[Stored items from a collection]

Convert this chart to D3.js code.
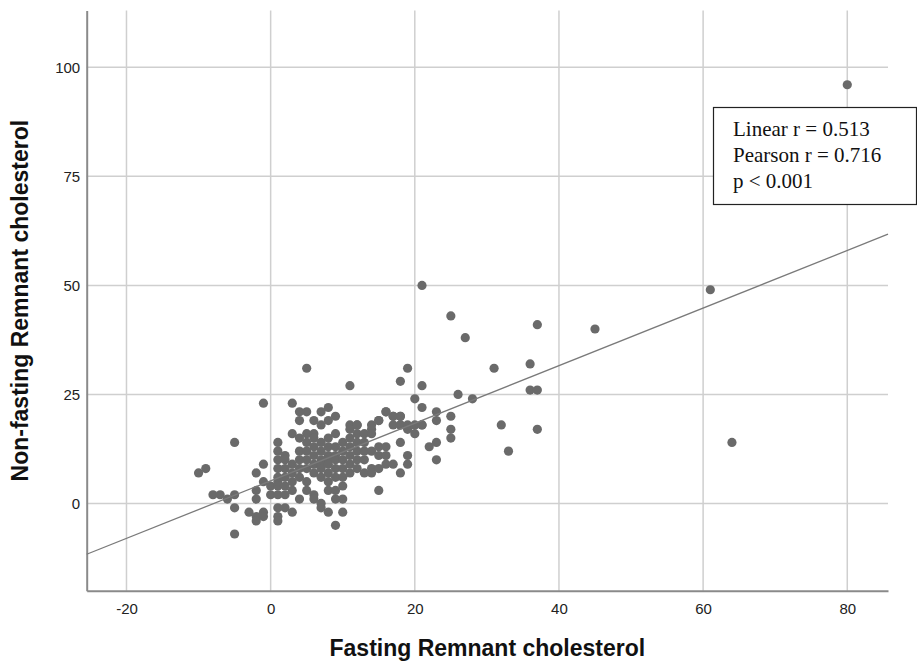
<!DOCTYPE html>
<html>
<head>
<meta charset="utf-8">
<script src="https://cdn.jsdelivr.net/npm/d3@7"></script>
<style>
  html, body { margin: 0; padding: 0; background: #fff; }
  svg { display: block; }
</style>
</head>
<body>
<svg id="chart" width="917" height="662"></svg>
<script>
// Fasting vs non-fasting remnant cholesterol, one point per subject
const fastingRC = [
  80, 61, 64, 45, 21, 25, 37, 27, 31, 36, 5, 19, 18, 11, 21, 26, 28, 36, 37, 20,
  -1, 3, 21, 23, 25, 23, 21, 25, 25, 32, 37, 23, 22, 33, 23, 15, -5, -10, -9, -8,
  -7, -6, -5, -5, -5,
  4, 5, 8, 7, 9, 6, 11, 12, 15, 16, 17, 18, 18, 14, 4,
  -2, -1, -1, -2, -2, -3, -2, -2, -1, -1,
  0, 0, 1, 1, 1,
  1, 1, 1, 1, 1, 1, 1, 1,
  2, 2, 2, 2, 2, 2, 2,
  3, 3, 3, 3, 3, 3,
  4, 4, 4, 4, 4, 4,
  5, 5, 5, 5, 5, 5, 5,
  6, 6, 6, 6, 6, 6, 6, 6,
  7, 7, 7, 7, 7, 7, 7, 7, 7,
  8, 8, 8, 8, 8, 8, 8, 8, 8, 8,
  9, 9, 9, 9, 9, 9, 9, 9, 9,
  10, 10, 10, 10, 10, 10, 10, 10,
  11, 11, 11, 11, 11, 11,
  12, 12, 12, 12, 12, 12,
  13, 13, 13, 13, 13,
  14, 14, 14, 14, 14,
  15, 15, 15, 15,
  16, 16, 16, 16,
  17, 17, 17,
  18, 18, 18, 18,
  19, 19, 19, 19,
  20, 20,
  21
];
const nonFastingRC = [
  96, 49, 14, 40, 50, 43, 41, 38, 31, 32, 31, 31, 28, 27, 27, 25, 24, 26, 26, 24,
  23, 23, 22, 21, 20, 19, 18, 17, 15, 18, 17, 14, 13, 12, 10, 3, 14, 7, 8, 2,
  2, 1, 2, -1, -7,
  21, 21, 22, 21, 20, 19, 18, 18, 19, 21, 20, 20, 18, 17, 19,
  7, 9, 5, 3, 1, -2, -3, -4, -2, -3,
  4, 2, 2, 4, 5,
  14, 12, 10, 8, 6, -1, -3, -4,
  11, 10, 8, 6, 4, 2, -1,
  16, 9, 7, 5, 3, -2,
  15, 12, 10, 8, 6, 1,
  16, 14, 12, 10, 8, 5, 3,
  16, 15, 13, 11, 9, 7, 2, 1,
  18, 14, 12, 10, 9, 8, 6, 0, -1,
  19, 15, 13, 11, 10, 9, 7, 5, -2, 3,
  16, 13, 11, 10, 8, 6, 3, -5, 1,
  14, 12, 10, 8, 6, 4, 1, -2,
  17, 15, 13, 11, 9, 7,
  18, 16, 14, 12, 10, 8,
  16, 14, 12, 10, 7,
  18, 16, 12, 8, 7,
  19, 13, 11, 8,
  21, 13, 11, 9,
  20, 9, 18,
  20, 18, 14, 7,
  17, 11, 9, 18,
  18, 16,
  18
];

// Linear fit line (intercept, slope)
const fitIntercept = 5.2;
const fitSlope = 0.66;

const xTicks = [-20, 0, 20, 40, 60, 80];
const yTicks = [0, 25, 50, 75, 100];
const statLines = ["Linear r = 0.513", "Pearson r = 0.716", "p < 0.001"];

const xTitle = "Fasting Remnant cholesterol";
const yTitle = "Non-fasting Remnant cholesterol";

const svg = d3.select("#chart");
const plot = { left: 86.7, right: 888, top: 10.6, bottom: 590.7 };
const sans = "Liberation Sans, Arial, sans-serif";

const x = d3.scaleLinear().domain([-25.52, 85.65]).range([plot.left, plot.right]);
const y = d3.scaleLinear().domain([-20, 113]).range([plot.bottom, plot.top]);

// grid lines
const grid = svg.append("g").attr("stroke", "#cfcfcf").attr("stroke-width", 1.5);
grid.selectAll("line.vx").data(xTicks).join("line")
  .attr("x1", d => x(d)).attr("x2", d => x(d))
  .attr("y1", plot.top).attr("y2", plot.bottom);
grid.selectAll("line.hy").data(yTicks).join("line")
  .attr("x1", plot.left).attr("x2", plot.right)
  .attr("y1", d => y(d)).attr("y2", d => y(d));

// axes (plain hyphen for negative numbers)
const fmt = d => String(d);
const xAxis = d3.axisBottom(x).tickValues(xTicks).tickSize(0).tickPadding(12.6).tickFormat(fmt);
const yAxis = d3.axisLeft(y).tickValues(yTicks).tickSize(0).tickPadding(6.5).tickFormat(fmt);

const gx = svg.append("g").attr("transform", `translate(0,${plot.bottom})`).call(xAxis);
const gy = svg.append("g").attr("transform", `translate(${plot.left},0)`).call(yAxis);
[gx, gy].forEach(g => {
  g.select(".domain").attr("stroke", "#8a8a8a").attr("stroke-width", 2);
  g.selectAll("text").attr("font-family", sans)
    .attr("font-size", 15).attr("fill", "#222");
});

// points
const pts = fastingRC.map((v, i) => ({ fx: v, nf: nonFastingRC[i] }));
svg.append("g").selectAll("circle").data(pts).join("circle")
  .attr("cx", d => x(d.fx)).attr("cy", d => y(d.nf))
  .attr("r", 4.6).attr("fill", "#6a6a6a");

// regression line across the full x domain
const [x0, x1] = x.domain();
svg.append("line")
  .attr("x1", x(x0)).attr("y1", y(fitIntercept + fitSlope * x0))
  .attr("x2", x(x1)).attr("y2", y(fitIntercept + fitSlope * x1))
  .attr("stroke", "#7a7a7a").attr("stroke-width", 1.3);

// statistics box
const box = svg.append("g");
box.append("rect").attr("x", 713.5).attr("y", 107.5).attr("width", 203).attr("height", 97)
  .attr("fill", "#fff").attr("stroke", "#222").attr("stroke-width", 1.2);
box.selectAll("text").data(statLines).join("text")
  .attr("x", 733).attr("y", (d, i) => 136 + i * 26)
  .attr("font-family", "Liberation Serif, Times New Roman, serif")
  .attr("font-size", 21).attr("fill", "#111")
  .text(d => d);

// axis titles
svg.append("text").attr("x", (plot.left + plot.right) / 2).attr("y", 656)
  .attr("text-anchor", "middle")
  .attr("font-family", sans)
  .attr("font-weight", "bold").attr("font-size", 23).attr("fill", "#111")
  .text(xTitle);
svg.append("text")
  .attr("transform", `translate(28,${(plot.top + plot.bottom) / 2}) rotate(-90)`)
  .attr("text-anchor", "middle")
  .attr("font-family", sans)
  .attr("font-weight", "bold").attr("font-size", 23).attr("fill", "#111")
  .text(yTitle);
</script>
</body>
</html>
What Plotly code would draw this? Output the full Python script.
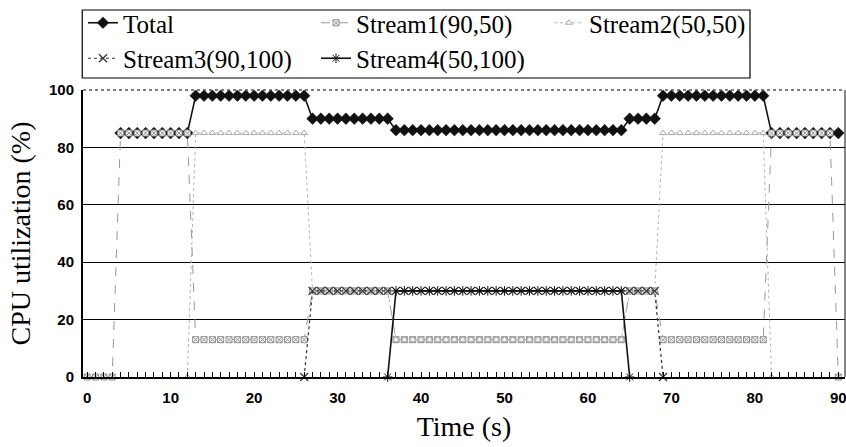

### YOUR INSTRUCTIONS
Your copy should repeat each entry above exactly but contain no pictures.

### EXERCISE OUTPUT
Convert this chart to D3.js code.
<!DOCTYPE html>
<html>
<head>
<meta charset="utf-8">
<script src="https://cdn.jsdelivr.net/npm/d3@7"></script>
<style>
  html, body { margin: 0; padding: 0; background: #fff; }
  svg { display: block; }
</style>
</head>
<body>
<svg id="chart" width="917" height="662"></svg>
<script>
// Fasting vs non-fasting remnant cholesterol, one point per subject
const fastingRC = [
  80, 61, 64, 45, 21, 25, 37, 27, 31, 36, 5, 19, 18, 11, 21, 26, 28, 36, 37, 20,
  -1, 3, 21, 23, 25, 23, 21, 25, 25, 32, 37, 23, 22, 33, 23, 15, -5, -10, -9, -8,
  -7, -6, -5, -5, -5,
  4, 5, 8, 7, 9, 6, 11, 12, 15, 16, 17, 18, 18, 14, 4,
  -2, -1, -1, -2, -2, -3, -2, -2, -1, -1,
  0, 0, 1, 1, 1,
  1, 1, 1, 1, 1, 1, 1, 1,
  2, 2, 2, 2, 2, 2, 2,
  3, 3, 3, 3, 3, 3,
  4, 4, 4, 4, 4, 4,
  5, 5, 5, 5, 5, 5, 5,
  6, 6, 6, 6, 6, 6, 6, 6,
  7, 7, 7, 7, 7, 7, 7, 7, 7,
  8, 8, 8, 8, 8, 8, 8, 8, 8, 8,
  9, 9, 9, 9, 9, 9, 9, 9, 9,
  10, 10, 10, 10, 10, 10, 10, 10,
  11, 11, 11, 11, 11, 11,
  12, 12, 12, 12, 12, 12,
  13, 13, 13, 13, 13,
  14, 14, 14, 14, 14,
  15, 15, 15, 15,
  16, 16, 16, 16,
  17, 17, 17,
  18, 18, 18, 18,
  19, 19, 19, 19,
  20, 20,
  21
];
const nonFastingRC = [
  96, 49, 14, 40, 50, 43, 41, 38, 31, 32, 31, 31, 28, 27, 27, 25, 24, 26, 26, 24,
  23, 23, 22, 21, 20, 19, 18, 17, 15, 18, 17, 14, 13, 12, 10, 3, 14, 7, 8, 2,
  2, 1, 2, -1, -7,
  21, 21, 22, 21, 20, 19, 18, 18, 19, 21, 20, 20, 18, 17, 19,
  7, 9, 5, 3, 1, -2, -3, -4, -2, -3,
  4, 2, 2, 4, 5,
  14, 12, 10, 8, 6, -1, -3, -4,
  11, 10, 8, 6, 4, 2, -1,
  16, 9, 7, 5, 3, -2,
  15, 12, 10, 8, 6, 1,
  16, 14, 12, 10, 8, 5, 3,
  16, 15, 13, 11, 9, 7, 2, 1,
  18, 14, 12, 10, 9, 8, 6, 0, -1,
  19, 15, 13, 11, 10, 9, 7, 5, -2, 3,
  16, 13, 11, 10, 8, 6, 3, -5, 1,
  14, 12, 10, 8, 6, 4, 1, -2,
  17, 15, 13, 11, 9, 7,
  18, 16, 14, 12, 10, 8,
  16, 14, 12, 10, 7,
  18, 16, 12, 8, 7,
  19, 13, 11, 8,
  21, 13, 11, 9,
  20, 9, 18,
  20, 18, 14, 7,
  17, 11, 9, 18,
  18, 16,
  18
];

// Linear fit line (intercept, slope)
const fitIntercept = 5.2;
const fitSlope = 0.66;

const xTicks = [-20, 0, 20, 40, 60, 80];
const yTicks = [0, 25, 50, 75, 100];
const statLines = ["Linear r = 0.513", "Pearson r = 0.716", "p < 0.001"];

const xTitle = "Fasting Remnant cholesterol";
const yTitle = "Non-fasting Remnant cholesterol";

const svg = d3.select("#chart");
const plot = { left: 86.7, right: 888, top: 10.6, bottom: 590.7 };
const sans = "Liberation Sans, Arial, sans-serif";

const x = d3.scaleLinear().domain([-25.52, 85.65]).range([plot.left, plot.right]);
const y = d3.scaleLinear().domain([-20, 113]).range([plot.bottom, plot.top]);

// grid lines
const grid = svg.append("g").attr("stroke", "#cfcfcf").attr("stroke-width", 1.5);
grid.selectAll("line.vx").data(xTicks).join("line")
  .attr("x1", d => x(d)).attr("x2", d => x(d))
  .attr("y1", plot.top).attr("y2", plot.bottom);
grid.selectAll("line.hy").data(yTicks).join("line")
  .attr("x1", plot.left).attr("x2", plot.right)
  .attr("y1", d => y(d)).attr("y2", d => y(d));

// axes (plain hyphen for negative numbers)
const fmt = d => String(d);
const xAxis = d3.axisBottom(x).tickValues(xTicks).tickSize(0).tickPadding(12.6).tickFormat(fmt);
const yAxis = d3.axisLeft(y).tickValues(yTicks).tickSize(0).tickPadding(6.5).tickFormat(fmt);

const gx = svg.append("g").attr("transform", `translate(0,${plot.bottom})`).call(xAxis);
const gy = svg.append("g").attr("transform", `translate(${plot.left},0)`).call(yAxis);
[gx, gy].forEach(g => {
  g.select(".domain").attr("stroke", "#8a8a8a").attr("stroke-width", 2);
  g.selectAll("text").attr("font-family", sans)
    .attr("font-size", 15).attr("fill", "#222");
});

// points
const pts = fastingRC.map((v, i) => ({ fx: v, nf: nonFastingRC[i] }));
svg.append("g").selectAll("circle").data(pts).join("circle")
  .attr("cx", d => x(d.fx)).attr("cy", d => y(d.nf))
  .attr("r", 4.6).attr("fill", "#6a6a6a");

// regression line across the full x domain
const [x0, x1] = x.domain();
svg.append("line")
  .attr("x1", x(x0)).attr("y1", y(fitIntercept + fitSlope * x0))
  .attr("x2", x(x1)).attr("y2", y(fitIntercept + fitSlope * x1))
  .attr("stroke", "#7a7a7a").attr("stroke-width", 1.3);

// statistics box
const box = svg.append("g");
box.append("rect").attr("x", 713.5).attr("y", 107.5).attr("width", 203).attr("height", 97)
  .attr("fill", "#fff").attr("stroke", "#222").attr("stroke-width", 1.2);
box.selectAll("text").data(statLines).join("text")
  .attr("x", 733).attr("y", (d, i) => 136 + i * 26)
  .attr("font-family", "Liberation Serif, Times New Roman, serif")
  .attr("font-size", 21).attr("fill", "#111")
  .text(d => d);

// axis titles
svg.append("text").attr("x", (plot.left + plot.right) / 2).attr("y", 656)
  .attr("text-anchor", "middle")
  .attr("font-family", sans)
  .attr("font-weight", "bold").attr("font-size", 23).attr("fill", "#111")
  .text(xTitle);
svg.append("text")
  .attr("transform", `translate(28,${(plot.top + plot.bottom) / 2}) rotate(-90)`)
  .attr("text-anchor", "middle")
  .attr("font-family", sans)
  .attr("font-weight", "bold").attr("font-size", 23).attr("fill", "#111")
  .text(yTitle);
</script>
</body>
</html>
What Plotly code would draw this? Output the full Python script.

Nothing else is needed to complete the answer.